Home of Heavenly Skies and the Best Donuts
Seeing the Milky Way is always thrilling to me. In fact, I drove 9½ hours to Grand Marais, Minnesota last July just to experience and photograph our galactic home.
But if you’ve never seen the Milky Way, you’re not alone.
This river of stars once dominated the heavens and human imagination for millions of years. But now, it’s merely a fading memory to one-third of humanity and 80 percent of Americans. The reason? Light pollution.
And Wait; There’s More!
Grand Marias is also the home to World’s Best Donuts. Ranked #2 by Travel Advisor out of 26 restaurants in town, it’s a must-stop destination for every donut lover. Between the night sky and the donuts, it’s downright “heavenly” being there!
The Great Rift
Once you drive a few miles out of town, the sky is truly dark. Looking up, you’ll see that famous river of stars arcing 180 degrees across the night sky.

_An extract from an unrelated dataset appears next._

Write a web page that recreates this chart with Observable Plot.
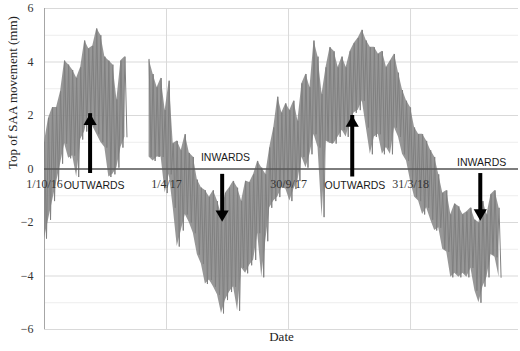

But what should be an unbroken river of stars is split down the middle by a dark lane known as the Great Rift. You can see part of the Great Rift in my photograph of the Milky Way core rising over a small island near Horseshoe Bay in Lake Superior outside Grand Marias.
The Great Rift is dark because starlight is being blocked by interstellar dust. But it’s not the dust you think of around the house. This dust comes from dead stars.
Incredibly tiny grains of silicates, iron, and/or carbon are blown into space when a sun dies. The grains then accumulate hydrogen, oxygen, and nitrogen forming an icy mantle of water ice, methane, carbon monoxide, and ammonia.
Interstellar dust is the size of a mere particle of smoke. And there’s only one interstellar dust particle per million cubic meters of space. That’s the equivalent of a few dust motes floating around the entire 107,544-seat Ohio Stadium.
Over the incomprehensible distances in our galaxy, there’s enough dust to block the light from the stars in the middle of the Milky Way.
"…all are of the dust, and all turn to dust again." Ecclesiastes 3
As I appreciated the Great Rift that July evening, I was reminded that our Sun, Earth, and entire Solar System were formed from that dust 4.5 billion years ago. And in another 5 billion years or so, our Sun will die giving rise to countless particles of interstellar dust to begin the process anew.